(340f) Quantum Molecular Sequencing: Unravelling Genomic Information One Molecule at a Time

Nagpal, P., University of Colorado Boulder
Health and medicine are personal for each individual, but most of the current diagnosis and treatments follow “one size fits all” approach. Recently there has been increasing awareness to remedy this, and several initiatives have been started towards personalized medicine, precision medicine, and others, to develop customized and tailored solutions. In this talk, I will address recent advances made in my group in developing Quantum Molecular Sequencing (QM-Seq) , a new nanoelectronic molecular spectroscopy technique that can provide a transformative solutions for detection, diagnosis and treatment of diseases.
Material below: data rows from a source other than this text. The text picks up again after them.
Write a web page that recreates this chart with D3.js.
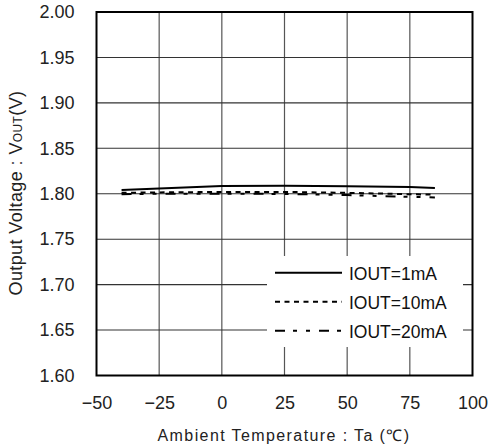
<!DOCTYPE html>
<html><head><meta charset="utf-8">
<script src="https://cdn.jsdelivr.net/npm/d3@7"></script>
<style>body{margin:0;background:#fff}svg{display:block}</style>
</head><body>
<script>
const temps = [-40, -25, 0, 25, 50, 75, 85];
const iout1mA  = [1.8042, 1.8058, 1.8085, 1.8088, 1.8082, 1.8074, 1.8063];
const iout10mA = [1.8010, 1.8015, 1.8020, 1.8020, 1.8010, 1.7995, 1.7990];
const iout20mA = [1.7995, 1.8000, 1.8000, 1.7998, 1.7985, 1.7965, 1.7960];
const seriesNames = ["IOUT=1mA", "IOUT=10mA", "IOUT=20mA"];
const xTicks = [-50, -25, 0, 25, 50, 75, 100];
const yTicks = [1.60, 1.65, 1.70, 1.75, 1.80, 1.85, 1.90, 1.95, 2.00];

const W = 488, H = 444;
const svg = d3.select("body").append("svg").attr("width", W).attr("height", H);
const x = d3.scaleLinear().domain([-50, 100]).range([96.5, 472.5]);
const y = d3.scaleLinear().domain([1.60, 2.00]).range([375.5, 12]);

// grid
svg.append("g").selectAll("line").data(xTicks.slice(1, -1)).join("line")
  .attr("x1", d => x(d)).attr("x2", d => x(d)).attr("y1", y(2.0)).attr("y2", y(1.6))
  .attr("stroke", "#555").attr("stroke-width", 1.2);
svg.append("g").selectAll("line").data(yTicks.slice(1, -1)).join("line")
  .attr("x1", x(-50)).attr("x2", x(100)).attr("y1", d => y(d)).attr("y2", d => y(d))
  .attr("stroke", "#333").attr("stroke-width", 1.1);

// axes labels via d3 axes
const xAxis = svg.append("g").attr("transform", `translate(0,${y(1.6)})`)
  .call(d3.axisBottom(x).tickValues(xTicks).tickSize(0).tickPadding(21)
    .tickFormat(d => d < 0 ? "\u2212" + Math.abs(d) : d));
xAxis.select(".domain").remove();
xAxis.selectAll("text").attr("font-family", "Liberation Sans, Arial, sans-serif")
  .attr("font-size", 18).attr("fill", "#222");

const yAxis = svg.append("g").attr("transform", `translate(${x(-50)},0)`)
  .call(d3.axisLeft(y).tickValues(yTicks).tickSize(0).tickPadding(22).tickFormat(d3.format(".2f")));
yAxis.select(".domain").remove();
yAxis.selectAll("text").attr("font-family", "Liberation Sans, Arial, sans-serif")
  .attr("font-size", 18).attr("fill", "#222");

// data lines
const line = d3.line().x((d, i) => x(temps[i])).y(d => y(d));
const styles = [
  {data: iout1mA, dash: null},
  {data: iout10mA, dash: "5,4.5"},
  {data: iout20mA, dash: "10,8,4,9,4,9"}
];
styles.forEach(s => {
  svg.append("path").datum(s.data).attr("d", line).attr("fill", "none")
    .attr("stroke", "#000").attr("stroke-width", 2)
    .attr("stroke-dasharray", s.dash);
});

// legend
const lg = svg.append("g");
lg.append("rect").attr("x", 267).attr("y", 256).attr("width", 196).attr("height", 91).attr("fill", "#fff");
const rowY = [272.7, 301.7, 330.7];
styles.forEach((s, i) => {
  lg.append("line").attr("x1", 275).attr("x2", 342).attr("y1", rowY[i]).attr("y2", rowY[i])
    .attr("stroke", "#000").attr("stroke-width", 2).attr("stroke-dasharray", s.dash);
  lg.append("text").attr("x", 349).attr("y", rowY[i] + 7).text(seriesNames[i])
    .attr("font-family", "Liberation Sans, Arial, sans-serif").attr("font-size", 17.5)
    .attr("fill", "#111");
});

// frame
svg.append("rect").attr("x", x(-50)).attr("y", y(2.0))
  .attr("width", x(100) - x(-50)).attr("height", y(1.6) - y(2.0))
  .attr("fill", "none").attr("stroke", "#000").attr("stroke-width", 2);

// titles
svg.append("text").attr("x", (x(-50) + x(100)) / 2 - 0.5).attr("y", 441)
  .attr("text-anchor", "middle").attr("font-family", "Liberation Sans, Arial, sans-serif")
  .attr("font-size", 16).attr("fill", "#222").attr("letter-spacing", 1.4)
  .text("Ambient Temperature : Ta (\u2103)");

const yt = svg.append("text").attr("transform", "translate(21.5,193) rotate(-90)")
  .attr("text-anchor", "middle").attr("font-family", "Liberation Sans, Arial, sans-serif")
  .attr("font-size", 18).attr("fill", "#222").attr("letter-spacing", 0.4);
yt.append("tspan").text("Output Voltage : V");
yt.append("tspan").attr("font-size", 12).text("OUT");
yt.append("tspan").text("(V)");
</script>
</body></html>
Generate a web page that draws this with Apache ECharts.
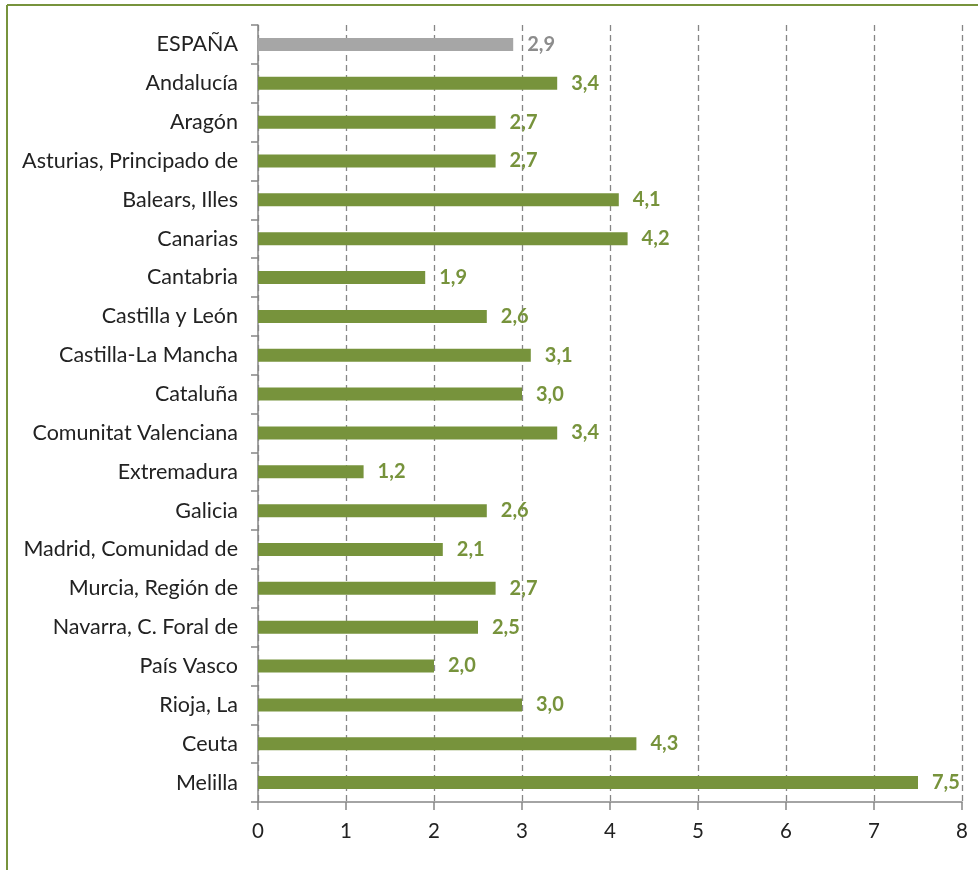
<!DOCTYPE html>
<html><head><meta charset="utf-8">
<script src="https://cdn.jsdelivr.net/npm/echarts@6/dist/echarts.min.js"></script>
<style>html,body{margin:0;padding:0;background:#fff}#c{width:978px;height:870px}</style>
</head><body><div id="c"></div>
<script>
const categories = ["ESPAÑA","Andalucía","Aragón","Asturias, Principado de","Balears, Illes","Canarias","Cantabria","Castilla y León","Castilla-La Mancha","Cataluña","Comunitat Valenciana","Extremadura","Galicia","Madrid, Comunidad de","Murcia, Región de","Navarra, C. Foral de","País Vasco","Rioja, La","Ceuta","Melilla"];
const values = [2.9,3.4,2.7,2.7,4.1,4.2,1.9,2.6,3.1,3.0,3.4,1.2,2.6,2.1,2.7,2.5,2.0,3.0,4.3,7.5];
const xTicks = [0,1,2,3,4,5,6,7,8];

const GREEN = '#77933C', GRAY = '#A6A6A6';
const chart = echarts.init(document.getElementById('c'));
const font = 'Lato, "Open Sans", sans-serif';
chart.setOption({
  animation: false,
  grid: {left: 258, right: 16, top: 25, bottom: 68, containLabel: false},
  xAxis: {
    type: 'value', min: 0, max: 8, interval: 1,
    axisLine: {show: true, lineStyle: {color: '#868686', width: 1.5}},
    axisTick: {show: true, length: 8, lineStyle: {color: '#868686', width: 1.5}},
    axisLabel: {color: '#222', fontSize: 20.5, fontFamily: font, margin: 19,
      formatter: v => xTicks.includes(v) ? String(v) : ''},
    splitLine: {show: true, lineStyle: {color: '#868686', type: [6,4], width: 1.3}}
  },
  yAxis: {
    type: 'category', data: categories, inverse: true,
    axisLine: {show: true, lineStyle: {color: '#868686', width: 1.5}},
    axisTick: {show: true, length: 7, lineStyle: {color: '#868686', width: 1.5}},
    axisLabel: {color: '#222', fontSize: 21.5, fontFamily: font, margin: 20}
  },
  series: [{
    type: 'bar', barWidth: 13,
    data: values.map((v, i) => ({value: v, itemStyle: {color: i === 0 ? GRAY : GREEN},
      label: {color: i === 0 ? '#8C8C8C' : GREEN}})),
    label: {show: true, position: 'right', distance: 14, fontSize: 20, fontWeight: 'bold',
      fontFamily: font, formatter: p => p.value.toFixed(1).replace('.', ',')}
  }],
  graphic: [
    {type: 'line', shape: {x1: 7, y1: 5, x2: 978, y2: 5}, style: {stroke: GREEN, lineWidth: 2}},
    {type: 'line', shape: {x1: 7, y1: 5, x2: 7, y2: 870}, style: {stroke: GREEN, lineWidth: 2}}
  ]
});
</script></body></html>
Particularly, my talk will focus on developing a new paradigm in molecular recognition and nanoelectronic spectroscopy that will provide useful and relevant genomic information for development of personalized medicine and represent a unified platform for multiomics: genomic, transcriptomic, epigenomic, and RNA structure.

Nanoelectronic DNA sequencing can provide an important alternative to sequencing-by-synthesis by reducing sample preparation time, cost, and complexity as a high-throughput next-generation technique with accurate single-molecule identification. However, sample noise and signature overlap continue to prevent high-resolution and accurate sequencing results. Probing the molecular orbitals of chemically distinct DNA nucleobases offers a path for facile sequence identification, but molecular entropy (from nucleotide conformations) makes such identification difficult when relying only on the energies of lowest-unoccupied and highest-occupied molecular orbitals (LUMO and HOMO). In this talk I will present recent results on Quantum Molecular Sequencing, which utilizes nanoelectronic spectroscopy to develop a molecular recognition technique, using new biophysical parameters are developed to better characterize molecular orbitals of individual nucleobases, intended for single-molecule DNA sequencing using quantum tunneling of charges. For this analysis, theoretical models for quantum tunneling are combined with transition voltage spectroscopy to obtain measurable parameters unique to the molecule within an electronic junction. Scanning tunneling spectroscopy is then used to measure these nine biophysical parameters for DNA nucleotides, and a modified machine learning algorithm identified nucleobases. The new parameters significantly improve base calling over merely using LUMO and HOMO frontier orbital energies. Furthermore, high accuracies for identifying DNA nucleobases were observed at different pH conditions. Besides better characterization of molecular orbitals using the new biophysical parameters and specific biochemical conditions, Quantum Molecular Sequencing combines new algorithms and customized machine learning techniques for sequencing single-molecule DNA, RNA, epigenetic modifications, and RNA structure, using a simple comparison of QM-Seq electronic spectra with a library of respective signatures without any prior expectation. These results have significant implications for developing a robust and accurate high-throughput multiomics technique.